# 2 Bildschirme



## Friedhofsjodla (23. Oktober 2011)

Servus beisamm
Kann mir jemand sagen wie ich das hinkriege, dass ich an einem Bildschirm spiel und bei dem anderen Skype laufen hab? Also ohne alles im Fenstermodus zu öffnen.
Vielen Dank schonmal im Voraus
Lukas


----------



## LiquidCenTi (23. Oktober 2011)

Ich glaube das kannst du ganz einfach im Windows Betrieb einstellen wenn der andere Bildschirm angeschlossen ist.


----------



## Friedhofsjodla (23. Oktober 2011)

Das schaff ich ja nicht.
Solang ich kein Spiel starte funktioniert ja alles.


----------



## Falcon (24. Oktober 2011)

Erweiterter Desktop.

Wenn Du aber während dem Spielen auch in einem anderen Programm arbeiten willst, kommst Du nicht um den Fenstermodus drumrum, oder du gewöhnst Dich dran, dass das Spiel sich minimiert.
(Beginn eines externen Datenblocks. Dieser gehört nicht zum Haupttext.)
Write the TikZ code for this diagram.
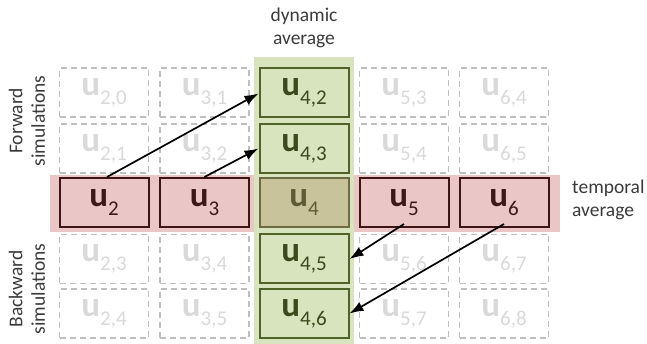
\documentclass[tikz,border=0pt]{standalone}
\usepackage{fontspec}
\setmainfont{Carlito}
\usetikzlibrary{arrows.meta}
\definecolor{pinkband}{HTML}{EBC6C6}
\definecolor{greenband}{HTML}{D7E4BD}
\definecolor{greenline}{HTML}{4F6228}
\definecolor{greentext}{HTML}{3A4A1C}
\definecolor{redline}{HTML}{3F1414}
\definecolor{redtext}{HTML}{3C1818}
\definecolor{tanfill}{HTML}{C9C39C}
\definecolor{tanline}{HTML}{6E6A44}
\definecolor{tantext}{HTML}{5E5A34}
\definecolor{ghostline}{HTML}{BFBFBF}
\definecolor{ghosttext}{HTML}{D9D9D9}
\definecolor{labeltext}{HTML}{3A3A3A}
\newcommand{\uu}[1]{{\fontsize{35}{35}\selectfont\bfseries u}\raisebox{-9pt}{\fontsize{21}{21}\selectfont #1}}
\begin{document}
\begin{tikzpicture}[x=1pt,y=-1pt,
  cell/.style={minimum width=89pt,minimum height=49pt,inner sep=0pt,line width=1.5pt},
  ghost/.style={cell,draw=ghostline,dashed,dash pattern=on 6pt off 4pt,text=ghosttext},
  dyn/.style={cell,draw=greenline,fill=greenband,text=greentext,line width=2pt},
  tmp/.style={cell,draw=redline,fill=pinkband,text=redtext,line width=2pt},
  ctr/.style={cell,draw=tanline,fill=tanfill,text=tantext,line width=2pt},
  lbl/.style={align=center,text=labeltext,font=\fontsize{19.5}{22.5}\selectfont,inner sep=0pt},
  arr/.style={-{Latex[length=14pt,width=10pt]},line width=1.7pt,black}]
\useasboundingbox (0,0) rectangle (647,344);
\fill[pinkband] (50,175) rectangle (560,232);
\fill[greenband] (254,57) rectangle (354,344);
% row 1
\node[ghost] (c20) at (104,92.5) {\uu{2,0}};
\node[ghost] (c31) at (204.5,92.5) {\uu{3,1}};
\node[dyn]   (c42) at (304,92.5) {\uu{4,2}};
\node[ghost] (c53) at (404,92.5) {\uu{5,3}};
\node[ghost] (c64) at (504,92.5) {\uu{6,4}};
% row 2
\node[ghost] (c21) at (104,148.5) {\uu{2,1}};
\node[ghost] (c32) at (204.5,148.5) {\uu{3,2}};
\node[dyn]   (c43) at (304,148.5) {\uu{4,3}};
\node[ghost] (c54) at (404,148.5) {\uu{5,4}};
\node[ghost] (c65) at (504,148.5) {\uu{6,5}};
% row 3
\node[tmp] (u2) at (104,202.5) {\uu{2}};
\node[tmp] (u3) at (204.5,202.5) {\uu{3}};
\node[ctr] (u4) at (304,202.5) {\uu{4}};
\node[tmp] (u5) at (404,202.5) {\uu{5}};
\node[tmp] (u6) at (504,202.5) {\uu{6}};
% row 4
\node[ghost] (c23) at (104,259) {\uu{2,3}};
\node[ghost] (c34) at (204.5,259) {\uu{3,4}};
\node[dyn]   (c45) at (304,259) {\uu{4,5}};
\node[ghost] (c56) at (404,259) {\uu{5,6}};
\node[ghost] (c67) at (504,259) {\uu{6,7}};
% row 5
\node[ghost] (c24) at (104,313.5) {\uu{2,4}};
\node[ghost] (c35) at (204.5,313.5) {\uu{3,5}};
\node[dyn]   (c46) at (304,313.5) {\uu{4,6}};
\node[ghost] (c57) at (404,313.5) {\uu{5,7}};
\node[ghost] (c68) at (504,313.5) {\uu{6,8}};
% arrows
\draw[arr] ([xshift=3pt]u2.north) -- ([yshift=-1pt]c42.west);
\draw[arr] (u3.north) -- (c43.west);
\draw[arr] ([yshift=4pt]u5.south) -- (c45.east);
\draw[arr] ([yshift=4pt]u6.south) -- (c46.east);
% labels
\node[lbl] (dynl) at (304,28) {dynamic\\average};
\node[lbl,align=left,anchor=west] (tmpl) at (572,200) {temporal\\average};
\node[lbl,rotate=90] (fwd) at (27,121) {Forward\\simulations};
\node[lbl,rotate=90] (bwd) at (27,289) {Backward\\simulations};
\end{tikzpicture}
\end{document}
Manche Spiele bieten auch einen Rahmenlosen Fenstermodus an.


----------



## Friedhofsjodla (24. Oktober 2011)

So ein sch***.
Gibts echt keine Möglichkeit


----------



## hempsmoker (24. Oktober 2011)

Willst du Skype blos sehen auf dem anderen Bildschirm, oder aktiv bedienen während du im Spiel bist? Letzteres geht nicht. Ansonsten sollte es ohne weiteres mit dem erweiterten Desktop gehen. Ich spiele auch auf meinem 24" und habe dann meistens TS3 auf dem 2. aktiv damit ich sehe wer so kommt und geht.


----------



## Friedhofsjodla (26. Oktober 2011)

OK hat sich erledigt funktioniert auf einmal alles...
Danke an alle..


----------



## Superwip (26. Oktober 2011)

Muss im Vollbildmodus vom jeweiligen Spiel unterstützt werden (etwa in WoW: "Vollbild-Fenstermodus")

Ansonsten geht es leider nur im normalen Fenstermodus


----------